Stored data:
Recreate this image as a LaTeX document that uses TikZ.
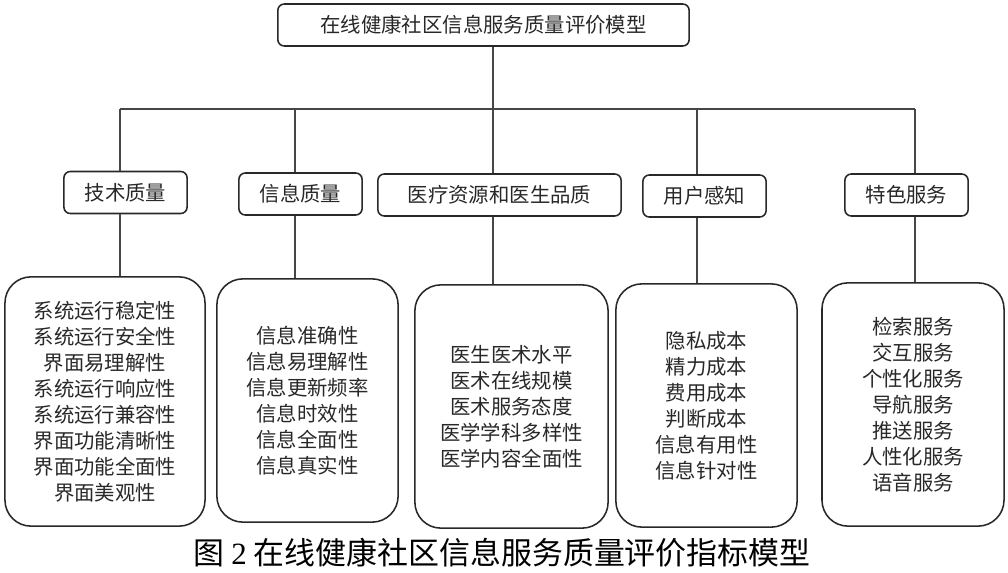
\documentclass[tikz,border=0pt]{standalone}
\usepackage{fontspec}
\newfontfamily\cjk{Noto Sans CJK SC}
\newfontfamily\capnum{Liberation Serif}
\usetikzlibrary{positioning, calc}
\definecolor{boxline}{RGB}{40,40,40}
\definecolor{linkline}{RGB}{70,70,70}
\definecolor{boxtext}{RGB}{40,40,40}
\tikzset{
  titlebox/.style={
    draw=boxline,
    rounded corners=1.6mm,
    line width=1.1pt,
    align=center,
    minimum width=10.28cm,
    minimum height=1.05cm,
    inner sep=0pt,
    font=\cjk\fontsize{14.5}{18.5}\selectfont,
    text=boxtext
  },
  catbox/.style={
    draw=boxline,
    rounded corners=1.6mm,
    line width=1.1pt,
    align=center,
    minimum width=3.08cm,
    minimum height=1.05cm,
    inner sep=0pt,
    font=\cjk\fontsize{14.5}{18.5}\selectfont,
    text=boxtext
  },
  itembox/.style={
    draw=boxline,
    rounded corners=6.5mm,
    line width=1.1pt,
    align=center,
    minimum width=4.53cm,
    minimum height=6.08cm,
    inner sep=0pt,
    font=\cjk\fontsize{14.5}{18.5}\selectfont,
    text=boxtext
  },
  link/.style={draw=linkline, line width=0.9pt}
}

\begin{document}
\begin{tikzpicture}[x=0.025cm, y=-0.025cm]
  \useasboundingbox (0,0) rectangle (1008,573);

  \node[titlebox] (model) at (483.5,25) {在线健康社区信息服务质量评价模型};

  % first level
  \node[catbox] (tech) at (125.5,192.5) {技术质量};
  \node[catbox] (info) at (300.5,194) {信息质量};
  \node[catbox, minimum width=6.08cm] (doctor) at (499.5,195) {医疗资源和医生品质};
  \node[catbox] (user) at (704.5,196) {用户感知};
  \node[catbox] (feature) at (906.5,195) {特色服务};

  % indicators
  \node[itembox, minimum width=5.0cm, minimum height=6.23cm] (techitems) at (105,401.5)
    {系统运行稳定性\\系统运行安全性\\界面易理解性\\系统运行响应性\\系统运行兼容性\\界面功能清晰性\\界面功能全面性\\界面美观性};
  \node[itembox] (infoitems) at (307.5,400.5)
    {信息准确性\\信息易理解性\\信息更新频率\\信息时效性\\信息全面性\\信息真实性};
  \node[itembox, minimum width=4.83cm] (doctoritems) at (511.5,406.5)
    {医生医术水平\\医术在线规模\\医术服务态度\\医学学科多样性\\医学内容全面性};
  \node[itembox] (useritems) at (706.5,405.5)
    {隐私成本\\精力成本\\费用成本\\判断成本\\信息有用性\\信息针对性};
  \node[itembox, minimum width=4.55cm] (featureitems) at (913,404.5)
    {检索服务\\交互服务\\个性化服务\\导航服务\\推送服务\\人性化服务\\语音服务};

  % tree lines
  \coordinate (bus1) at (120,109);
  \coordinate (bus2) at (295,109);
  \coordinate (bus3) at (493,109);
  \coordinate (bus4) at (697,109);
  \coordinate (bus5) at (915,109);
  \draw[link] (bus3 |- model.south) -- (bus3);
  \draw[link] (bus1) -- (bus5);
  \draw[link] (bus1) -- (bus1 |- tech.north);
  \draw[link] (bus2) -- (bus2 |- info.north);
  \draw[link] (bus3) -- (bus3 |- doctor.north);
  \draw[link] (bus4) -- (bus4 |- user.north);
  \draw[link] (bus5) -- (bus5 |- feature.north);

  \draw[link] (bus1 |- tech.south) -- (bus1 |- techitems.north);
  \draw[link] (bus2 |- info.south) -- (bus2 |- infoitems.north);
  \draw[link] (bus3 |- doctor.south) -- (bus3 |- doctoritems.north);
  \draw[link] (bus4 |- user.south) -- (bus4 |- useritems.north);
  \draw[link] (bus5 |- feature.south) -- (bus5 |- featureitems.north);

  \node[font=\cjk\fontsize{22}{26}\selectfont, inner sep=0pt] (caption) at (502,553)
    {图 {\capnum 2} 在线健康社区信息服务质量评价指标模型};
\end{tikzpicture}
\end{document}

Set problem: Could the lines from the top of the material through the line with "(feature) at (906.5,195)" be repeated exactly, pictures left out?

Response to the task:
Recreate this image as a LaTeX document that uses TikZ.
\documentclass[tikz,border=0pt]{standalone}
\usepackage{fontspec}
\newfontfamily\cjk{Noto Sans CJK SC}
\newfontfamily\capnum{Liberation Serif}
\usetikzlibrary{positioning, calc}
\definecolor{boxline}{RGB}{40,40,40}
\definecolor{linkline}{RGB}{70,70,70}
\definecolor{boxtext}{RGB}{40,40,40}
\tikzset{
  titlebox/.style={
    draw=boxline,
    rounded corners=1.6mm,
    line width=1.1pt,
    align=center,
    minimum width=10.28cm,
    minimum height=1.05cm,
    inner sep=0pt,
    font=\cjk\fontsize{14.5}{18.5}\selectfont,
    text=boxtext
  },
  catbox/.style={
    draw=boxline,
    rounded corners=1.6mm,
    line width=1.1pt,
    align=center,
    minimum width=3.08cm,
    minimum height=1.05cm,
    inner sep=0pt,
    font=\cjk\fontsize{14.5}{18.5}\selectfont,
    text=boxtext
  },
  itembox/.style={
    draw=boxline,
    rounded corners=6.5mm,
    line width=1.1pt,
    align=center,
    minimum width=4.53cm,
    minimum height=6.08cm,
    inner sep=0pt,
    font=\cjk\fontsize{14.5}{18.5}\selectfont,
    text=boxtext
  },
  link/.style={draw=linkline, line width=0.9pt}
}

\begin{document}
\begin{tikzpicture}[x=0.025cm, y=-0.025cm]
  \useasboundingbox (0,0) rectangle (1008,573);

  \node[titlebox] (model) at (483.5,25) {在线健康社区信息服务质量评价模型};

  % first level
  \node[catbox] (tech) at (125.5,192.5) {技术质量};
  \node[catbox] (info) at (300.5,194) {信息质量};
  \node[catbox, minimum width=6.08cm] (doctor) at (499.5,195) {医疗资源和医生品质};
  \node[catbox] (user) at (704.5,196) {用户感知};
  \node[catbox] (feature) at (906.5,195) {特色服务};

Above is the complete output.